= Enzo Spaltro =

Italian psychologist (1929–2021)

Enzo Spaltro, born Vincenzo Spaltro (Milan, July 3, 1929 – Bologna, March 26, 2021), was an Italian psychologist, academic and television author, a pupil of Agostino Gemelli at the Catholic University of the Sacred Heart in Milan; he specialized with him in work psychology and developed his ideas becoming one of the leading professionals in this field.

In 2007 he founded the Università delle persone in Bologna at the age of 78, based on the idea of a non-formal university with no pre-established roles.

==Biography==
Born in Milan in 1929, he graduated in Medicine from the University of Milan in 1953, specializing in Occupational Medicine at the same university in 1955 and then, in 1957, in Occupational Psychology at the Catholic University with Agostino Gemelli. He began his university career as Gemelli's assistant and in 1960 became a lecturer in psychology at the Faculty of Political Science at the Catholic University of Milan, under Dean Gianfranco Miglio.

At the same time, he also began working as a consultant for Enrico Mattei Eni company, selecting personnel, organizing conferences and congresses, and founding associations and study centers in the field of occupational psychology and psychosociology. He later carried out his consulting work through the foundation that bears his name, which supported the dissemination of his ideas, and through the University of the People, which he founded in Bologna, the city where he lived.

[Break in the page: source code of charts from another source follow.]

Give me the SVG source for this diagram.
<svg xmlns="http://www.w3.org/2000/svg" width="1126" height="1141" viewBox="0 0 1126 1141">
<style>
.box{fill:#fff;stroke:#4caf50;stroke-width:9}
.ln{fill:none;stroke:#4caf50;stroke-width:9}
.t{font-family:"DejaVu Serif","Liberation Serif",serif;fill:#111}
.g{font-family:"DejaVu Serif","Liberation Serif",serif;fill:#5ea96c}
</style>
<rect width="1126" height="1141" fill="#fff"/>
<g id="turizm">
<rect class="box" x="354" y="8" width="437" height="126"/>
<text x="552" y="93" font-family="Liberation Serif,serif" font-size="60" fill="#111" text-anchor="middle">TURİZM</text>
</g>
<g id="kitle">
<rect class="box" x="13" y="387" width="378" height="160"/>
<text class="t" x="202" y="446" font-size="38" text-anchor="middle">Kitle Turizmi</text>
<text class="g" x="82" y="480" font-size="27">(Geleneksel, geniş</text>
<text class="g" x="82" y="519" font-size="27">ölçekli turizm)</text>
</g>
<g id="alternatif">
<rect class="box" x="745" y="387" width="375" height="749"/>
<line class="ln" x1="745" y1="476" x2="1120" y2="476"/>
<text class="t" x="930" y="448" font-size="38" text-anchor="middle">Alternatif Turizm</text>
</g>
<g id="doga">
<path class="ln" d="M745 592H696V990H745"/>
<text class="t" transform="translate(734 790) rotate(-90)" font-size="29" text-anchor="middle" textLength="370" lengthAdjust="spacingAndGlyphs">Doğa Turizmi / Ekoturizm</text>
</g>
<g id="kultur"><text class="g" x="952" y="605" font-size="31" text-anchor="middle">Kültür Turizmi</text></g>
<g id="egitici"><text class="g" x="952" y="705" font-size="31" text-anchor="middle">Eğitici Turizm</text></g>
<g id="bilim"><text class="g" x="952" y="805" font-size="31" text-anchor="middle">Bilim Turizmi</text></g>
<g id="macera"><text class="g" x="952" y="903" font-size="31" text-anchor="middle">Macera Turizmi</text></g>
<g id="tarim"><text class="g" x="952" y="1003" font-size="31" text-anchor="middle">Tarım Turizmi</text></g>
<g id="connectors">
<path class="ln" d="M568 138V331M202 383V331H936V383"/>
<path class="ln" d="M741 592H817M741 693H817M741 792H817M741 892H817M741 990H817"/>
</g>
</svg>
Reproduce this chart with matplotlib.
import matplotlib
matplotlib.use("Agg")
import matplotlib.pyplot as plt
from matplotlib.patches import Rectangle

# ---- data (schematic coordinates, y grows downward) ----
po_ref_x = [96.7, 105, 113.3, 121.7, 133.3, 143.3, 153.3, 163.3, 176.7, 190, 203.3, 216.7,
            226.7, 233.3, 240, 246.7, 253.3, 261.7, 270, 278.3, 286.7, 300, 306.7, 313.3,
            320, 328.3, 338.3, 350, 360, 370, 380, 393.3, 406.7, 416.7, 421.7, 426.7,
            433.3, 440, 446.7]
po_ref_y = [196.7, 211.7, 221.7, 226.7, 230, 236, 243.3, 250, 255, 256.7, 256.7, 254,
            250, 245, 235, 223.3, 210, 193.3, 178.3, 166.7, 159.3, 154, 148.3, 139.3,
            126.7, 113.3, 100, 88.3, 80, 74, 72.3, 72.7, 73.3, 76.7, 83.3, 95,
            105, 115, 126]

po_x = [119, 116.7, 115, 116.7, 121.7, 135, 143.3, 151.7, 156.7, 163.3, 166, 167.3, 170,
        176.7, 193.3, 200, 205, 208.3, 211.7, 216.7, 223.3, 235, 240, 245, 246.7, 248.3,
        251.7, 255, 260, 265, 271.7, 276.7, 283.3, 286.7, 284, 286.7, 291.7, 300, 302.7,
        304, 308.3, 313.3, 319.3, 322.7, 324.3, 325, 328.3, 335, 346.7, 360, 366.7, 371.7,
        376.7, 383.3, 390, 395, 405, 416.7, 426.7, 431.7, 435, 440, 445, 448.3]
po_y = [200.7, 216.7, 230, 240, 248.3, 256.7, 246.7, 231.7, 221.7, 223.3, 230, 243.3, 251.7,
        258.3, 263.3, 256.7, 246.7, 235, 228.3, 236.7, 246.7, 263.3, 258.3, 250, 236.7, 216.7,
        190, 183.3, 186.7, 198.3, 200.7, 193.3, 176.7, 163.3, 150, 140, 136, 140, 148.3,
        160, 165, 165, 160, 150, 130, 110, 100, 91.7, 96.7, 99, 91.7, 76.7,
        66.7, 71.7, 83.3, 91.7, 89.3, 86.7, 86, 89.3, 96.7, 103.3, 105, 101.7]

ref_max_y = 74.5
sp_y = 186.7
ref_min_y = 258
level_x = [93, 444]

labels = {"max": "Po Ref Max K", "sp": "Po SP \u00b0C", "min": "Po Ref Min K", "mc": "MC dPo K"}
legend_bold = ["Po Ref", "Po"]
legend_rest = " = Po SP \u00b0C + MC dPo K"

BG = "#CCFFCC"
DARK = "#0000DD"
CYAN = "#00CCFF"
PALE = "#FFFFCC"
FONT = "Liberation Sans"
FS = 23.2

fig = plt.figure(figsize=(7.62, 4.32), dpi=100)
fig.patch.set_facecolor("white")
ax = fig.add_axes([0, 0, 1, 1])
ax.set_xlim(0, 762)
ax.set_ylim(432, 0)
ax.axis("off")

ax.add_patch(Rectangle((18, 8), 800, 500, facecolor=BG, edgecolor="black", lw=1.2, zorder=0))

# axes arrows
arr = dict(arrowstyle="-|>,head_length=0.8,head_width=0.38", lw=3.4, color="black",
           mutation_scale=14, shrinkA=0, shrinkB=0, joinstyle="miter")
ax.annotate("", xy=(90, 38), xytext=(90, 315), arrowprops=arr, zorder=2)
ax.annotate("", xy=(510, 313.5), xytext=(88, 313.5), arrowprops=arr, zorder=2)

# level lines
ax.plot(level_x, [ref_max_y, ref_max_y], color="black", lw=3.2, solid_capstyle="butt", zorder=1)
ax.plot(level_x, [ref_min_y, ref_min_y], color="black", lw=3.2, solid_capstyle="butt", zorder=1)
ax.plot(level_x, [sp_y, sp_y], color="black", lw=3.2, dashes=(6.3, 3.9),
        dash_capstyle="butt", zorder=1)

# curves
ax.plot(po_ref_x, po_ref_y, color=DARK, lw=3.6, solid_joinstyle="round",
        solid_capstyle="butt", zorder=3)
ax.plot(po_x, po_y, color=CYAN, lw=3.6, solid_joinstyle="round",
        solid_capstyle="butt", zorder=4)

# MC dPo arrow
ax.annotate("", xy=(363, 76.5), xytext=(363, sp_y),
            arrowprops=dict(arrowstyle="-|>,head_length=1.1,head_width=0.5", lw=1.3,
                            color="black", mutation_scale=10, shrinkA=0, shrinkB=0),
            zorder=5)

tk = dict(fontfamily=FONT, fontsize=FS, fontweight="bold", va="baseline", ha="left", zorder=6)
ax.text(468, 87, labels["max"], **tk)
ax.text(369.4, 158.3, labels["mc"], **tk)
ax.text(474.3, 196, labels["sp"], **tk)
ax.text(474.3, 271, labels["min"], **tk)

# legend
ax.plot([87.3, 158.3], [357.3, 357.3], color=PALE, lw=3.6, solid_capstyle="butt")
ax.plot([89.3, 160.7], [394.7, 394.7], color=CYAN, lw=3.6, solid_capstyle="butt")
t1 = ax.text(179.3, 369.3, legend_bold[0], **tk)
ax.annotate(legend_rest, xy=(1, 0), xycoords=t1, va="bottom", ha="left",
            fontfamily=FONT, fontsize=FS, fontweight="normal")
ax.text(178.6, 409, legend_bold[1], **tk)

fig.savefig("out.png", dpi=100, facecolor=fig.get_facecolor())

In 1964, Spaltro founded ANIpla (Italian National Association for Automation) with Guido Rossi and Sandro Gavazzi, and in 1965, he founded AISRI (Italian Association for Industrial Relations Studies) together with Giancarlo Mazzocchi, Gino Giugni and Giuseppe Glisenti at the Catholic University of Milan. this association proposed the structure of industrial relations in force in Italy with its social negotiation functions. The Workers' Statute then gathered and institutionalized many of the things that this association had developed in its first five years of activity. On July 3, 1970, Law 300 (Workers' Statute) was presented to the Italian labor world at the offices of BP Italiana in Milan, in the presence of trade unions and personnel managers.

President for the two-year period 1981/82 of the SIPs Commission for the reform of psychology studies, which led to the transformation of psychology faculties and degree courses in Italian universities. A lecturer since 1981 (and for thirty years) at the University of Bologna, in 1988 he founded and directed the school of specialization in industrial and labor relations at the same university.

From 1982 to 1989, he was the author and host of several television programs on psychology on Rai 1 (Test, Il mercato del sabato, Il bello della diretta, Pomeridiana, Di che vizio sei?), which helped spread awareness of the profession and its potential as a discipline at the service of people.

In 2007, at the age of 78, he founded the University of People in Bologna, based on the idea of a non-formal university without pre-established roles.